Quote all of the data that follows exactly as written, skipping the images.

--------------------------------

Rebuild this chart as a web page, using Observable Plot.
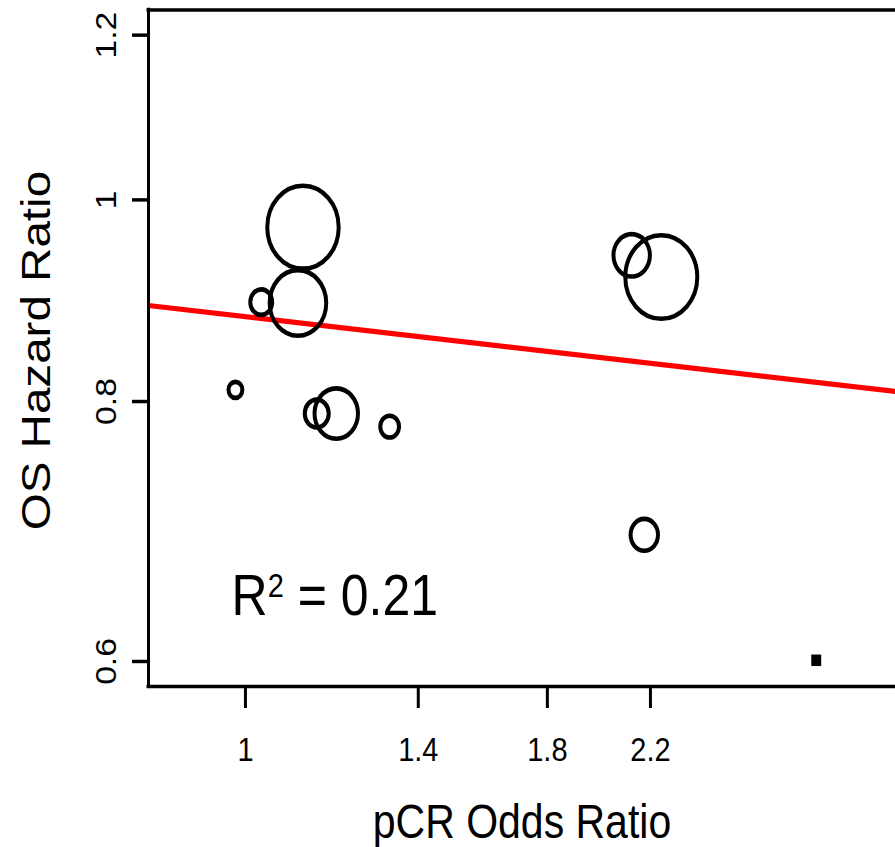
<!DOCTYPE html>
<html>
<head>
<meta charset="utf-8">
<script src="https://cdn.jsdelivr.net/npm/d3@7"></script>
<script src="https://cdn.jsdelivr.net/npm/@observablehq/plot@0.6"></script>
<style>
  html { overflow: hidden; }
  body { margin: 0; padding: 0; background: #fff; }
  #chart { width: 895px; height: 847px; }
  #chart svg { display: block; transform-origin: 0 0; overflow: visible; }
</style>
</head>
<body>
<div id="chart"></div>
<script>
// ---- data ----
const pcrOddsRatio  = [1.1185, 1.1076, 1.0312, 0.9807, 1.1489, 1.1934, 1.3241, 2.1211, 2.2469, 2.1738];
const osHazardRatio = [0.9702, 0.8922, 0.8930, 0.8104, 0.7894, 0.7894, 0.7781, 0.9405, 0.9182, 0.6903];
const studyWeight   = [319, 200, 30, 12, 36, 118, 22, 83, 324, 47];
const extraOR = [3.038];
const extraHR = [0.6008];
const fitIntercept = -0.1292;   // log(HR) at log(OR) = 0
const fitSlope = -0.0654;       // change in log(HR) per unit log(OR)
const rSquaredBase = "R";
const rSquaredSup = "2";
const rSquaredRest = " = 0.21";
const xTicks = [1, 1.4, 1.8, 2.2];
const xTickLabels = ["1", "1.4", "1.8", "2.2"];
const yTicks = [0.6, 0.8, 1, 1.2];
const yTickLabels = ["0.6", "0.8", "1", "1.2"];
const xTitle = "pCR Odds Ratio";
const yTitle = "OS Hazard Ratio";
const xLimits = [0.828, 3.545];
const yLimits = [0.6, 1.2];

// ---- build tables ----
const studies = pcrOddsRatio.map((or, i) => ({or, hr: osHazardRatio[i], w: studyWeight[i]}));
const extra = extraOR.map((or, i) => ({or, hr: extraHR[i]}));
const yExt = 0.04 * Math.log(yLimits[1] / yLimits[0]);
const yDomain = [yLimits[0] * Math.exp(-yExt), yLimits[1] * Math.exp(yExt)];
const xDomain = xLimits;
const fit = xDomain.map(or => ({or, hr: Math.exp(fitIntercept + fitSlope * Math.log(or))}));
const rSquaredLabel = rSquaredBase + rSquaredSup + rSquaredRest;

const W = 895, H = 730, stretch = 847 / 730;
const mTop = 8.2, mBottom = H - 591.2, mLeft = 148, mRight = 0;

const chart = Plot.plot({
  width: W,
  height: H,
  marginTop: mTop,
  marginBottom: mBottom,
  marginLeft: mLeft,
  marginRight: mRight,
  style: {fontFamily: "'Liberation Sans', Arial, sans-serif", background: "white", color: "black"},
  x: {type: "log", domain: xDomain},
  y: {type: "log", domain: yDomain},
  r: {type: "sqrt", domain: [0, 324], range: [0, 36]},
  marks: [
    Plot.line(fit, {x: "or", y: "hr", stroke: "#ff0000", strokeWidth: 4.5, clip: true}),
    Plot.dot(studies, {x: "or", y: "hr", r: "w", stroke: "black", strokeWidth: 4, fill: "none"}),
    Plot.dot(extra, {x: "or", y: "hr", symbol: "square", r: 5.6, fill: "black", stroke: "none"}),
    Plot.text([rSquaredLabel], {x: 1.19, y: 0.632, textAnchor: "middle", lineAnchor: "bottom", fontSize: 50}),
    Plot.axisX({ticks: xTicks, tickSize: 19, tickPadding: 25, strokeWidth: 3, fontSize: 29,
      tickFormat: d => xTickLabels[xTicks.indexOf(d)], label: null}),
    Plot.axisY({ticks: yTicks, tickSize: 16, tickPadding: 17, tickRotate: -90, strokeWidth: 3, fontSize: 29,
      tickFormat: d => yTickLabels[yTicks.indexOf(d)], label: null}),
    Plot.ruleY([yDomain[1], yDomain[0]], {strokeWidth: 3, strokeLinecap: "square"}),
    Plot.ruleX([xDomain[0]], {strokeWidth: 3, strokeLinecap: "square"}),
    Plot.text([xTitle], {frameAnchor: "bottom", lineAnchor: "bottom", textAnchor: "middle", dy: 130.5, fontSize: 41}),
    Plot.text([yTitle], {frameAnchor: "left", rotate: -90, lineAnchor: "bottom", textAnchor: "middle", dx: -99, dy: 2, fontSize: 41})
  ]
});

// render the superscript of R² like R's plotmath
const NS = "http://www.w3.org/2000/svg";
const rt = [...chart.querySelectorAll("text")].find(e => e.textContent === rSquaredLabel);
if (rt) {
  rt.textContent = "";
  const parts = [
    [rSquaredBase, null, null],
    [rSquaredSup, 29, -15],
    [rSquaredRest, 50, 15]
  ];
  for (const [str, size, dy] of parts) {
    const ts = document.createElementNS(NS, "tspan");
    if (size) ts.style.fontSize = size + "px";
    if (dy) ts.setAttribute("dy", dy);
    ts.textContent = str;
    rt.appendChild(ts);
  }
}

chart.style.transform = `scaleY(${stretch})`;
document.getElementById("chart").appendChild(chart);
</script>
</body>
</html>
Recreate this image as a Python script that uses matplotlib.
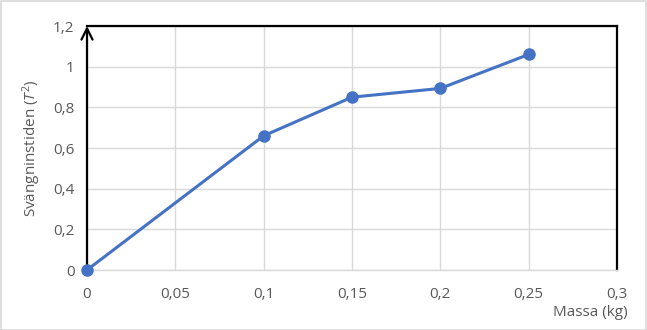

--------------------------------

> _Solution to this task_:
Rebuild this chart as a web page, using Observable Plot.
<!DOCTYPE html>
<html>
<head>
<meta charset="utf-8">
<script src="https://cdn.jsdelivr.net/npm/d3@7"></script>
<script src="https://cdn.jsdelivr.net/npm/@observablehq/plot@0.6"></script>
<style>
  html { overflow: hidden; }
  body { margin: 0; padding: 0; background: #fff; }
  #chart { width: 895px; height: 847px; }
  #chart svg { display: block; transform-origin: 0 0; overflow: visible; }
</style>
</head>
<body>
<div id="chart"></div>
<script>
// ---- data ----
const pcrOddsRatio  = [1.1185, 1.1076, 1.0312, 0.9807, 1.1489, 1.1934, 1.3241, 2.1211, 2.2469, 2.1738];
const osHazardRatio = [0.9702, 0.8922, 0.8930, 0.8104, 0.7894, 0.7894, 0.7781, 0.9405, 0.9182, 0.6903];
const studyWeight   = [319, 200, 30, 12, 36, 118, 22, 83, 324, 47];
const extraOR = [3.038];
const extraHR = [0.6008];
const fitIntercept = -0.1292;   // log(HR) at log(OR) = 0
const fitSlope = -0.0654;       // change in log(HR) per unit log(OR)
const rSquaredBase = "R";
const rSquaredSup = "2";
const rSquaredRest = " = 0.21";
const xTicks = [1, 1.4, 1.8, 2.2];
const xTickLabels = ["1", "1.4", "1.8", "2.2"];
const yTicks = [0.6, 0.8, 1, 1.2];
const yTickLabels = ["0.6", "0.8", "1", "1.2"];
const xTitle = "pCR Odds Ratio";
const yTitle = "OS Hazard Ratio";
const xLimits = [0.828, 3.545];
const yLimits = [0.6, 1.2];

// ---- build tables ----
const studies = pcrOddsRatio.map((or, i) => ({or, hr: osHazardRatio[i], w: studyWeight[i]}));
const extra = extraOR.map((or, i) => ({or, hr: extraHR[i]}));
const yExt = 0.04 * Math.log(yLimits[1] / yLimits[0]);
const yDomain = [yLimits[0] * Math.exp(-yExt), yLimits[1] * Math.exp(yExt)];
const xDomain = xLimits;
const fit = xDomain.map(or => ({or, hr: Math.exp(fitIntercept + fitSlope * Math.log(or))}));
const rSquaredLabel = rSquaredBase + rSquaredSup + rSquaredRest;

const W = 895, H = 730, stretch = 847 / 730;
const mTop = 8.2, mBottom = H - 591.2, mLeft = 148, mRight = 0;

const chart = Plot.plot({
  width: W,
  height: H,
  marginTop: mTop,
  marginBottom: mBottom,
  marginLeft: mLeft,
  marginRight: mRight,
  style: {fontFamily: "'Liberation Sans', Arial, sans-serif", background: "white", color: "black"},
  x: {type: "log", domain: xDomain},
  y: {type: "log", domain: yDomain},
  r: {type: "sqrt", domain: [0, 324], range: [0, 36]},
  marks: [
    Plot.line(fit, {x: "or", y: "hr", stroke: "#ff0000", strokeWidth: 4.5, clip: true}),
    Plot.dot(studies, {x: "or", y: "hr", r: "w", stroke: "black", strokeWidth: 4, fill: "none"}),
    Plot.dot(extra, {x: "or", y: "hr", symbol: "square", r: 5.6, fill: "black", stroke: "none"}),
    Plot.text([rSquaredLabel], {x: 1.19, y: 0.632, textAnchor: "middle", lineAnchor: "bottom", fontSize: 50}),
    Plot.axisX({ticks: xTicks, tickSize: 19, tickPadding: 25, strokeWidth: 3, fontSize: 29,
      tickFormat: d => xTickLabels[xTicks.indexOf(d)], label: null}),
    Plot.axisY({ticks: yTicks, tickSize: 16, tickPadding: 17, tickRotate: -90, strokeWidth: 3, fontSize: 29,
      tickFormat: d => yTickLabels[yTicks.indexOf(d)], label: null}),
    Plot.ruleY([yDomain[1], yDomain[0]], {strokeWidth: 3, strokeLinecap: "square"}),
    Plot.ruleX([xDomain[0]], {strokeWidth: 3, strokeLinecap: "square"}),
    Plot.text([xTitle], {frameAnchor: "bottom", lineAnchor: "bottom", textAnchor: "middle", dy: 130.5, fontSize: 41}),
    Plot.text([yTitle], {frameAnchor: "left", rotate: -90, lineAnchor: "bottom", textAnchor: "middle", dx: -99, dy: 2, fontSize: 41})
  ]
});

// render the superscript of R² like R's plotmath
const NS = "http://www.w3.org/2000/svg";
const rt = [...chart.querySelectorAll("text")].find(e => e.textContent === rSquaredLabel);
if (rt) {
  rt.textContent = "";
  const parts = [
    [rSquaredBase, null, null],
    [rSquaredSup, 29, -15],
    [rSquaredRest, 50, 15]
  ];
  for (const [str, size, dy] of parts) {
    const ts = document.createElementNS(NS, "tspan");
    if (size) ts.style.fontSize = size + "px";
    if (dy) ts.setAttribute("dy", dy);
    ts.textContent = str;
    rt.appendChild(ts);
  }
}

chart.style.transform = `scaleY(${stretch})`;
document.getElementById("chart").appendChild(chart);
</script>
</body>
</html>
Recreate this image as a Python script that uses matplotlib.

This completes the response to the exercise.